In general, Mrs Badenoch has consistently campaigned against wokery, which is more valuable in my view than even conservative economic policies. Policies can be changed but a nation corrupted by wicked ideas may never recover.
What I like most about Mrs Badenoch is the spittle-sputtering hatred she elicits from the Leftists. Thus Dawn Butler, a black Labour MP, confirmed my conviction that negritude is no longer a race but a left-wing political ideology.
Since Mrs Badenoch doesn’t espouse that ideology and is in fact openly contemptuous of it, she, as far as Miss Butler is concerned, represents “white supremacy in blackface”. Why not just call her a coconut, Dawn, and be done with it? Tell us what you really think — and what your party really is.
On balance, Mrs Badenoch talks a good game, and time will show whether she is also capable of playing it. I wish her well and hope she’ll be able to heal the soul of the Conservative Party. Provided, of course, that there is still something left to heal.

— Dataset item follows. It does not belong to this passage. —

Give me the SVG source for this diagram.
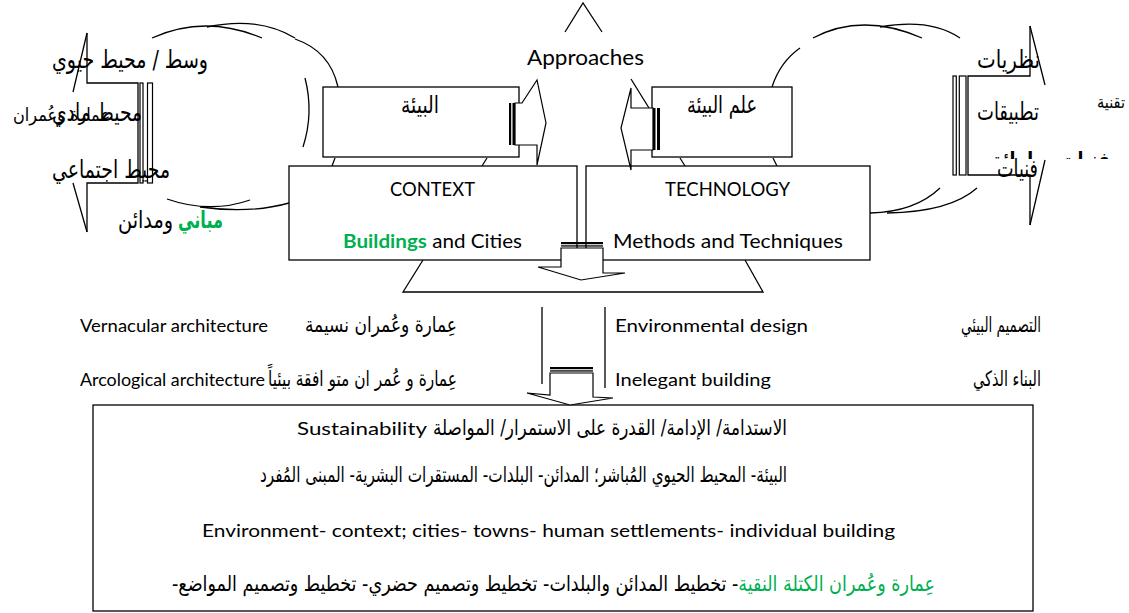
<svg xmlns="http://www.w3.org/2000/svg" width="1129" height="613" viewBox="0 0 1129 613">
<style>
.ln{fill:none;stroke:#000;stroke-width:1.3}
.bx{fill:#fff;stroke:#000;stroke-width:1.3}
.wf{fill:#fff;stroke:#000;stroke-width:1.2}
.st{fill:#000}
.en{font-family:Lato,"Open Sans","Liberation Sans",sans-serif;fill:#000}
.ar{font-family:"DejaVu Sans","Liberation Sans",sans-serif;fill:#000}
.g{fill:#00B050}
.b{font-weight:bold}
</style>
<defs>
<clipPath id="clip-cut"><rect x="980" y="140" width="140" height="19"/></clipPath>
</defs>
<rect x="0" y="0" width="1129" height="613" fill="#fff"/>

<!-- cloud outlines behind the boxes -->
<g id="cloud-left" class="ln">
<path d="M152,38 Q205,14 262,38"/>
<path d="M207,27 Q258,16 295,38"/>
<path d="M295,39 Q330,51 338,87"/>
<path d="M305,78 Q314,113 303,147"/>
<path d="M167,199 Q210,214 250,200"/>
<path d="M200,207 Q250,214 289,203"/>
</g>
<g id="cloud-right" class="ln">
<path d="M813,38 Q862,12 922,38"/>
<path d="M880,27 Q930,18 960,38"/>
<path d="M800,48 Q780,62 772,87"/>
<path d="M870,213 Q915,212 940,188"/>
<path d="M887,213 Q950,212 977,188"/>
</g>
<g id="cloud-centre" class="ln">
<path d="M335,158 L332,166"/>
<path d="M487,158 L482,166"/>
<path d="M680,158 L685,166"/>
<path d="M773,158 L777,166"/>
</g>

<!-- approaches arrow: tip and base -->
<g id="approaches">
<path class="ln" d="M565,32 L583,3 L602,32"/>
<path class="ln" d="M423,260 L403,292 L763,292 L745,260"/>
<text class="en" x="527" y="65" font-size="21" textLength="117" lengthAdjust="spacingAndGlyphs">Approaches</text>
</g>

<!-- left striped arrow with environment labels -->
<g id="node-environment-types">
<path class="ln" d="M87,33 L87,83 L138,83 L138,183 L87,183 L87,232"/>
<path class="ln" d="M87,33 L73,92 M73,183 L87,232"/>
<rect class="wf" x="140" y="83" width="3" height="100"/>
<rect class="wf" x="147.5" y="83" width="5" height="100"/>
<text class="ar" x="208" y="68" font-size="25" text-anchor="end" textLength="156" lengthAdjust="spacingAndGlyphs">وسط / محيط حيوي</text>
<text class="ar" x="110" y="121" font-size="18" text-anchor="end" textLength="97" lengthAdjust="spacingAndGlyphs">عمارة وعُمران</text>
<text class="ar" x="142" y="121" font-size="25" text-anchor="end" textLength="90" lengthAdjust="spacingAndGlyphs">محيط مادي</text>
<text class="ar" x="170" y="178" font-size="25" text-anchor="end" textLength="118" lengthAdjust="spacingAndGlyphs">محيط اجتماعي</text>
<text class="ar g b" x="223" y="228" font-size="24" text-anchor="end" textLength="45" lengthAdjust="spacingAndGlyphs">مباني</text>
<text class="ar" x="173" y="228" font-size="24" text-anchor="end" textLength="55" lengthAdjust="spacingAndGlyphs">ومدائن</text>
</g>

<!-- right striped arrow with technology labels -->
<g id="node-technology-types">
<path class="ln" d="M1030,26 L1030,76 L968,76 L968,175 L1030,175 L1030,225"/>
<path class="ln" d="M1030,26 L1045,85 M1045,160 L1030,225"/>
<rect class="wf" x="953" y="76" width="3.3" height="99"/>
<rect class="wf" x="959.3" y="76" width="6.7" height="99"/>
<text class="ar" x="1040" y="68" font-size="25" text-anchor="end" textLength="63" lengthAdjust="spacingAndGlyphs">نظريات</text>
<text class="ar" x="1039" y="120" font-size="25" text-anchor="end" textLength="62" lengthAdjust="spacingAndGlyphs">تطبيقات</text>
<text class="ar" x="1125" y="108" font-size="17" text-anchor="end" textLength="28" lengthAdjust="spacingAndGlyphs">تقنية</text>
<text class="ar b" x="1110" y="167" font-size="21" text-anchor="end" textLength="123" lengthAdjust="spacingAndGlyphs" clip-path="url(#clip-cut)">فنيات وطرائق</text>
<text class="ar" x="1038" y="177" font-size="25" text-anchor="end" textLength="41" lengthAdjust="spacingAndGlyphs">فنيات</text>
</g>

<!-- environment box -->
<g id="node-environment">
<rect class="bx" x="323" y="87" width="196" height="70"/>
<text class="ar" x="420" y="113" font-size="24" text-anchor="middle" textLength="38" lengthAdjust="spacingAndGlyphs">البيئة</text>
</g>

<!-- environmental science box -->
<g id="node-env-science">
<rect class="bx" x="652" y="87" width="140" height="70"/>
<text class="ar" x="722" y="113" font-size="24" text-anchor="middle" textLength="70" lengthAdjust="spacingAndGlyphs">علم البيئة</text>
</g>

<!-- context box -->
<g id="node-context">
<rect class="bx" x="289" y="166" width="288" height="94"/>
<text class="en" x="390" y="196" font-size="19" textLength="85" lengthAdjust="spacingAndGlyphs">CONTEXT</text>
<text class="en" x="343" y="248" font-size="19" textLength="179" lengthAdjust="spacingAndGlyphs"><tspan class="g b">Buildings</tspan> and Cities</text>
</g>

<!-- technology box -->
<g id="node-technology">
<rect class="bx" x="586" y="166" width="284" height="94"/>
<text class="en" x="665" y="196" font-size="19" textLength="125" lengthAdjust="spacingAndGlyphs">TECHNOLOGY</text>
<text class="en" x="613" y="248" font-size="19" textLength="230" lengthAdjust="spacingAndGlyphs">Methods and Techniques</text>
</g>

<!-- middle term lists -->
<g id="node-terms">
<text class="en" x="80" y="332" font-size="17" textLength="188" lengthAdjust="spacingAndGlyphs">Vernacular architecture</text>
<text class="ar" x="457" y="332" font-size="21" text-anchor="end" textLength="152" lengthAdjust="spacingAndGlyphs">عِمارة وعُمران نسيمة</text>
<text class="en" x="80" y="386" font-size="17" textLength="185" lengthAdjust="spacingAndGlyphs">Arcological architecture</text>
<text class="ar" x="457" y="386" font-size="21" text-anchor="end" textLength="189" lengthAdjust="spacingAndGlyphs">عِمارة و عُمر ان متو افقة بيئياً</text>
<text class="en" x="615" y="332" font-size="17" textLength="193" lengthAdjust="spacingAndGlyphs">Environmental design</text>
<text class="en" x="615" y="386" font-size="17" textLength="156" lengthAdjust="spacingAndGlyphs">Inelegant building</text>
<text class="ar" x="1041" y="332" font-size="21" text-anchor="end" textLength="80" lengthAdjust="spacingAndGlyphs">التصميم البيئي</text>
<text class="ar" x="1041" y="386" font-size="21" text-anchor="end" textLength="68" lengthAdjust="spacingAndGlyphs">البناء الذكي</text>
<path class="ln" d="M542,307 L542,384 M605,307 L605,388"/>
</g>

<!-- sustainability box -->
<g id="node-sustainability">
<rect class="bx" x="93" y="405" width="940" height="206"/>
<text class="en" x="297" y="435" font-size="17" textLength="130" lengthAdjust="spacingAndGlyphs">Sustainability</text>
<text class="ar" x="787" y="435" font-size="21.5" text-anchor="end" textLength="354" lengthAdjust="spacingAndGlyphs">الاستدامة/ الإدامة/ القدرة على الاستمرار/ المواصلة</text>
<text class="ar" x="787" y="482" font-size="21.5" text-anchor="end" textLength="527" lengthAdjust="spacingAndGlyphs">البيئة- المحيط الحيوي المُباشر؛ المدائن- البلدات- المستقرات البشرية- المبنى المُفرد</text>
<text class="en" x="202" y="537" font-size="17" textLength="693" lengthAdjust="spacingAndGlyphs">Environment- context; cities- towns- human settlements- individual building</text>
<text class="ar" x="553.5" y="591" font-size="21.5" direction="rtl" unicode-bidi="embed" text-anchor="middle" textLength="763" lengthAdjust="spacingAndGlyphs"><tspan class="g">عِمارة وعُمران الكتلة النقية</tspan>- تخطيط المدائن والبلدات- تخطيط وتصميم حضري- تخطيط وتصميم المواضع-</text>
</g>

<!-- block arrows linking the parts -->
<g id="connectors">
<polygon class="wf" points="515,103 522,103 537,80 546,123 537,165 537,145 515,145"/>
<rect class="st" x="509" y="103" width="2.2" height="42"/>
<rect class="st" x="512.5" y="103" width="2.5" height="42"/>
<path class="ln" d="M631,79 L649,108"/>
<polygon class="wf" points="653,108 631,108 631,88 621,128 631,170 631,150 653,150"/>
<rect class="st" x="653" y="108" width="2.5" height="42"/>
<rect class="st" x="657" y="108" width="3" height="42"/>
<polygon class="wf" points="561,248 561,267 538,267 581,280 625,273 603,273 603,248"/>
<rect class="st" x="561" y="242" width="42" height="2.2"/>
<rect class="st" x="561" y="245.3" width="42" height="1.3"/>
<polygon class="wf" points="550,373 550,395 527,393 570,405 613,398 593,397 593,373"/>
<rect class="st" x="550" y="367" width="43" height="2.2"/>
<rect class="st" x="550" y="370.3" width="43" height="1.3"/>
</g>
</svg>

This article, I think, is an important contribution to debate. You may well have been correct, formerly, about the triple components of essential Conservatism, and I was about to disagree about the retention of “God”, but then you modified the motto by writing, in effect, that Conservatism has been secularised and that a Conservative can be an agnostic who respects our civilisation. With this view I entirely agree. and I will live in hope that Britain will again reject a Socialist government at the next legal opportunity.
Or even an illegal one, at a pinch.
An addendum to. my last.
It is really a side-issue, but the “God” question does need to be faced and answered. My answer is that:
because human thought is intangible and not directly connected to the nature of the planet and its living associates, concepts of deity are nothing more than ephemera, reflective of Society, not reality. The retention of “God” as a foundational component of Conservatism is then a logical weakness which may be a necessary evil, existing mainly to allow for the slow change of accepted ideas in a mass population.